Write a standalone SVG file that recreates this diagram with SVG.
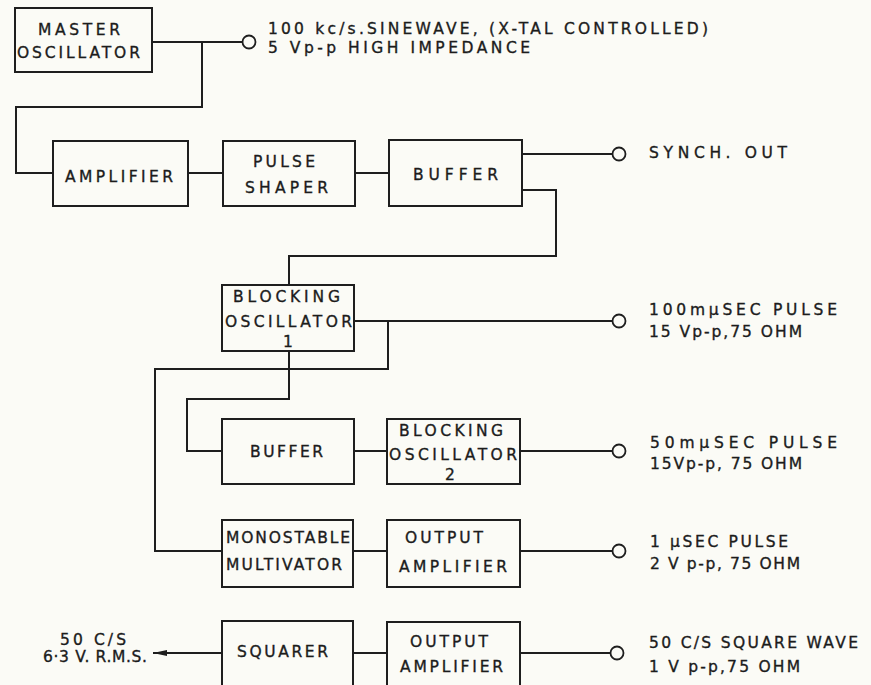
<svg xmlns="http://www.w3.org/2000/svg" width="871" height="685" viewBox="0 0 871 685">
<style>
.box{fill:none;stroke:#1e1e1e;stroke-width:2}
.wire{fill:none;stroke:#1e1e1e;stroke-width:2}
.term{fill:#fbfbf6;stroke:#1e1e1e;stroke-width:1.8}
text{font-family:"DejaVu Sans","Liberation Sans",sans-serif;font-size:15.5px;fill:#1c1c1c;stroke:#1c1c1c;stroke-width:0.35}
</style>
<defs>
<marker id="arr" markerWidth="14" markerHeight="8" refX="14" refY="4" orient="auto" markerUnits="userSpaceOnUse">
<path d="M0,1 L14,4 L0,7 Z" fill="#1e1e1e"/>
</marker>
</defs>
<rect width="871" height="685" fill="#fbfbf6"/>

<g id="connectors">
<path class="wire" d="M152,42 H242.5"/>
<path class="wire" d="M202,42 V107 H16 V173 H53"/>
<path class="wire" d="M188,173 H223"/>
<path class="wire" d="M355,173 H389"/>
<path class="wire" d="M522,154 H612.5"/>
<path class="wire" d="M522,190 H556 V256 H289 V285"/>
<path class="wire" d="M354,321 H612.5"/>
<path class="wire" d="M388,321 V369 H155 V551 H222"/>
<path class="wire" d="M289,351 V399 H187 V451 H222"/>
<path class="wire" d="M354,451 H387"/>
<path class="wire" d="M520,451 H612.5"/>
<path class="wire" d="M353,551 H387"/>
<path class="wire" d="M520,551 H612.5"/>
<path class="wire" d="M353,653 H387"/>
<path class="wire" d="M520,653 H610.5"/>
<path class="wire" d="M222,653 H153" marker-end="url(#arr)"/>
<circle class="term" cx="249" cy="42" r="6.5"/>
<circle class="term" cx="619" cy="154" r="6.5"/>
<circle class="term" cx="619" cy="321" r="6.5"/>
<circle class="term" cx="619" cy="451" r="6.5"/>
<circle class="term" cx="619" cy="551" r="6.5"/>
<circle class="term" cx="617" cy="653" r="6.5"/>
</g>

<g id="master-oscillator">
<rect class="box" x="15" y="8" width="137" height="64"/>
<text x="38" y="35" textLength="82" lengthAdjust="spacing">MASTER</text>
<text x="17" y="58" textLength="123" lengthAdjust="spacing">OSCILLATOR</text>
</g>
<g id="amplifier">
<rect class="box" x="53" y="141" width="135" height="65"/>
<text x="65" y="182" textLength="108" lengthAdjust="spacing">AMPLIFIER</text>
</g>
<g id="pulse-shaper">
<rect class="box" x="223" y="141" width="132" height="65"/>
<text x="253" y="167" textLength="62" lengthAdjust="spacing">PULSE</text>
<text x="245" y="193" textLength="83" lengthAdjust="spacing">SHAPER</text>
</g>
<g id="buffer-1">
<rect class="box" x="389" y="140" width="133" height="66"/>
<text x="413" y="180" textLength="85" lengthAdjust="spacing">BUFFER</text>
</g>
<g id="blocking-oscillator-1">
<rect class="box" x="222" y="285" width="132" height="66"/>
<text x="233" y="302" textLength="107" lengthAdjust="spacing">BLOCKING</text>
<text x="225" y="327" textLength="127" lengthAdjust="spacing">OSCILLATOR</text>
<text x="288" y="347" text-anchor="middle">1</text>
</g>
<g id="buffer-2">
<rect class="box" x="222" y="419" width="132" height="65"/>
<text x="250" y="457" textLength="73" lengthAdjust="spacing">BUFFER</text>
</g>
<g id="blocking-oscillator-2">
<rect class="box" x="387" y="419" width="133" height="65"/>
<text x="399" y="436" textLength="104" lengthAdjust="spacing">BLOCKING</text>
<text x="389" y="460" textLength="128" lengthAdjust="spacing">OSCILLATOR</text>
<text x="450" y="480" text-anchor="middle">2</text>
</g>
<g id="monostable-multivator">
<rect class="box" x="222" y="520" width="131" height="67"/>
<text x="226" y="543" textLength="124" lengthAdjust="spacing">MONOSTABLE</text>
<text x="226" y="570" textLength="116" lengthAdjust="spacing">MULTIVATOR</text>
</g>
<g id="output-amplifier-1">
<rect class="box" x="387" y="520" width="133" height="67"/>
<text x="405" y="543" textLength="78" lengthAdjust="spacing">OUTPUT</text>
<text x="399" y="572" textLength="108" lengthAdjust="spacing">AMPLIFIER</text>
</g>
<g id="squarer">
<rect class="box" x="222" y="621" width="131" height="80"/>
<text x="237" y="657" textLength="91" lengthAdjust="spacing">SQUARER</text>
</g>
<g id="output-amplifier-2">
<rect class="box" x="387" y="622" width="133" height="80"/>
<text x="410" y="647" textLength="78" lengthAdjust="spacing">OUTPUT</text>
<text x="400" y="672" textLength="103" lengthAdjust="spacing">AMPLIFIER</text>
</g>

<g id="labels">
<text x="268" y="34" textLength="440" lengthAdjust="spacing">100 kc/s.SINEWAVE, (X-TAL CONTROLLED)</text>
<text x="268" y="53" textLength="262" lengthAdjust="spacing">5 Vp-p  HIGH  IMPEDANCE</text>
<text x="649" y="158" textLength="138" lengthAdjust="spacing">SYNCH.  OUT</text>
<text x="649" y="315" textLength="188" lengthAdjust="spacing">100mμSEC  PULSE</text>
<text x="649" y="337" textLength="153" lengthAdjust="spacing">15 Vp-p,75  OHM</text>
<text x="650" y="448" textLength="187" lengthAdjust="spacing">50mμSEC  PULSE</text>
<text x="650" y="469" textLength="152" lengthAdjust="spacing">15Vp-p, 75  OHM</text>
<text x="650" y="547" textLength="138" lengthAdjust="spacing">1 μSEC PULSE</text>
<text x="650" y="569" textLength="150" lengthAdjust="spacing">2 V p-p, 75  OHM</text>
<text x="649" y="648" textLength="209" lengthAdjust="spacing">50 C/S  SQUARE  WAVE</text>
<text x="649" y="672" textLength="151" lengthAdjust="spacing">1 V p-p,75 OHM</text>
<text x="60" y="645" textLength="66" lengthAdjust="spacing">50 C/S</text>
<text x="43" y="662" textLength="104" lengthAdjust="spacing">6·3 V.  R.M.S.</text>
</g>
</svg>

---

TASK TO COMPLETE = Quote all the lines above exactly as given. Do not include the pictures.

FINAL RESULT =
Write a standalone SVG file that recreates this diagram with SVG.
<svg xmlns="http://www.w3.org/2000/svg" width="871" height="685" viewBox="0 0 871 685">
<style>
.box{fill:none;stroke:#1e1e1e;stroke-width:2}
.wire{fill:none;stroke:#1e1e1e;stroke-width:2}
.term{fill:#fbfbf6;stroke:#1e1e1e;stroke-width:1.8}
text{font-family:"DejaVu Sans","Liberation Sans",sans-serif;font-size:15.5px;fill:#1c1c1c;stroke:#1c1c1c;stroke-width:0.35}
</style>
<defs>
<marker id="arr" markerWidth="14" markerHeight="8" refX="14" refY="4" orient="auto" markerUnits="userSpaceOnUse">
<path d="M0,1 L14,4 L0,7 Z" fill="#1e1e1e"/>
</marker>
</defs>
<rect width="871" height="685" fill="#fbfbf6"/>

<g id="connectors">
<path class="wire" d="M152,42 H242.5"/>
<path class="wire" d="M202,42 V107 H16 V173 H53"/>
<path class="wire" d="M188,173 H223"/>
<path class="wire" d="M355,173 H389"/>
<path class="wire" d="M522,154 H612.5"/>
<path class="wire" d="M522,190 H556 V256 H289 V285"/>
<path class="wire" d="M354,321 H612.5"/>
<path class="wire" d="M388,321 V369 H155 V551 H222"/>
<path class="wire" d="M289,351 V399 H187 V451 H222"/>
<path class="wire" d="M354,451 H387"/>
<path class="wire" d="M520,451 H612.5"/>
<path class="wire" d="M353,551 H387"/>
<path class="wire" d="M520,551 H612.5"/>
<path class="wire" d="M353,653 H387"/>
<path class="wire" d="M520,653 H610.5"/>
<path class="wire" d="M222,653 H153" marker-end="url(#arr)"/>
<circle class="term" cx="249" cy="42" r="6.5"/>
<circle class="term" cx="619" cy="154" r="6.5"/>
<circle class="term" cx="619" cy="321" r="6.5"/>
<circle class="term" cx="619" cy="451" r="6.5"/>
<circle class="term" cx="619" cy="551" r="6.5"/>
<circle class="term" cx="617" cy="653" r="6.5"/>
</g>

<g id="master-oscillator">
<rect class="box" x="15" y="8" width="137" height="64"/>
<text x="38" y="35" textLength="82" lengthAdjust="spacing">MASTER</text>
<text x="17" y="58" textLength="123" lengthAdjust="spacing">OSCILLATOR</text>
</g>
<g id="amplifier">
<rect class="box" x="53" y="141" width="135" height="65"/>
<text x="65" y="182" textLength="108" lengthAdjust="spacing">AMPLIFIER</text>
</g>
<g id="pulse-shaper">
<rect class="box" x="223" y="141" width="132" height="65"/>
<text x="253" y="167" textLength="62" lengthAdjust="spacing">PULSE</text>
<text x="245" y="193" textLength="83" lengthAdjust="spacing">SHAPER</text>
</g>
<g id="buffer-1">
<rect class="box" x="389" y="140" width="133" height="66"/>
<text x="413" y="180" textLength="85" lengthAdjust="spacing">BUFFER</text>
</g>
<g id="blocking-oscillator-1">
<rect class="box" x="222" y="285" width="132" height="66"/>
<text x="233" y="302" textLength="107" lengthAdjust="spacing">BLOCKING</text>
<text x="225" y="327" textLength="127" lengthAdjust="spacing">OSCILLATOR</text>
<text x="288" y="347" text-anchor="middle">1</text>
</g>
<g id="buffer-2">
<rect class="box" x="222" y="419" width="132" height="65"/>
<text x="250" y="457" textLength="73" lengthAdjust="spacing">BUFFER</text>
</g>
<g id="blocking-oscillator-2">
<rect class="box" x="387" y="419" width="133" height="65"/>
<text x="399" y="436" textLength="104" lengthAdjust="spacing">BLOCKING</text>
<text x="389" y="460" textLength="128" lengthAdjust="spacing">OSCILLATOR</text>
<text x="450" y="480" text-anchor="middle">2</text>
</g>
<g id="monostable-multivator">
<rect class="box" x="222" y="520" width="131" height="67"/>
<text x="226" y="543" textLength="124" lengthAdjust="spacing">MONOSTABLE</text>
<text x="226" y="570" textLength="116" lengthAdjust="spacing">MULTIVATOR</text>
</g>
<g id="output-amplifier-1">
<rect class="box" x="387" y="520" width="133" height="67"/>
<text x="405" y="543" textLength="78" lengthAdjust="spacing">OUTPUT</text>
<text x="399" y="572" textLength="108" lengthAdjust="spacing">AMPLIFIER</text>
</g>
<g id="squarer">
<rect class="box" x="222" y="621" width="131" height="80"/>
<text x="237" y="657" textLength="91" lengthAdjust="spacing">SQUARER</text>
</g>
<g id="output-amplifier-2">
<rect class="box" x="387" y="622" width="133" height="80"/>
<text x="410" y="647" textLength="78" lengthAdjust="spacing">OUTPUT</text>
<text x="400" y="672" textLength="103" lengthAdjust="spacing">AMPLIFIER</text>
</g>

<g id="labels">
<text x="268" y="34" textLength="440" lengthAdjust="spacing">100 kc/s.SINEWAVE, (X-TAL CONTROLLED)</text>
<text x="268" y="53" textLength="262" lengthAdjust="spacing">5 Vp-p  HIGH  IMPEDANCE</text>
<text x="649" y="158" textLength="138" lengthAdjust="spacing">SYNCH.  OUT</text>
<text x="649" y="315" textLength="188" lengthAdjust="spacing">100mμSEC  PULSE</text>
<text x="649" y="337" textLength="153" lengthAdjust="spacing">15 Vp-p,75  OHM</text>
<text x="650" y="448" textLength="187" lengthAdjust="spacing">50mμSEC  PULSE</text>
<text x="650" y="469" textLength="152" lengthAdjust="spacing">15Vp-p, 75  OHM</text>
<text x="650" y="547" textLength="138" lengthAdjust="spacing">1 μSEC PULSE</text>
<text x="650" y="569" textLength="150" lengthAdjust="spacing">2 V p-p, 75  OHM</text>
<text x="649" y="648" textLength="209" lengthAdjust="spacing">50 C/S  SQUARE  WAVE</text>
<text x="649" y="672" textLength="151" lengthAdjust="spacing">1 V p-p,75 OHM</text>
<text x="60" y="645" textLength="66" lengthAdjust="spacing">50 C/S</text>
<text x="43" y="662" textLength="104" lengthAdjust="spacing">6·3 V.  R.M.S.</text>
</g>
</svg>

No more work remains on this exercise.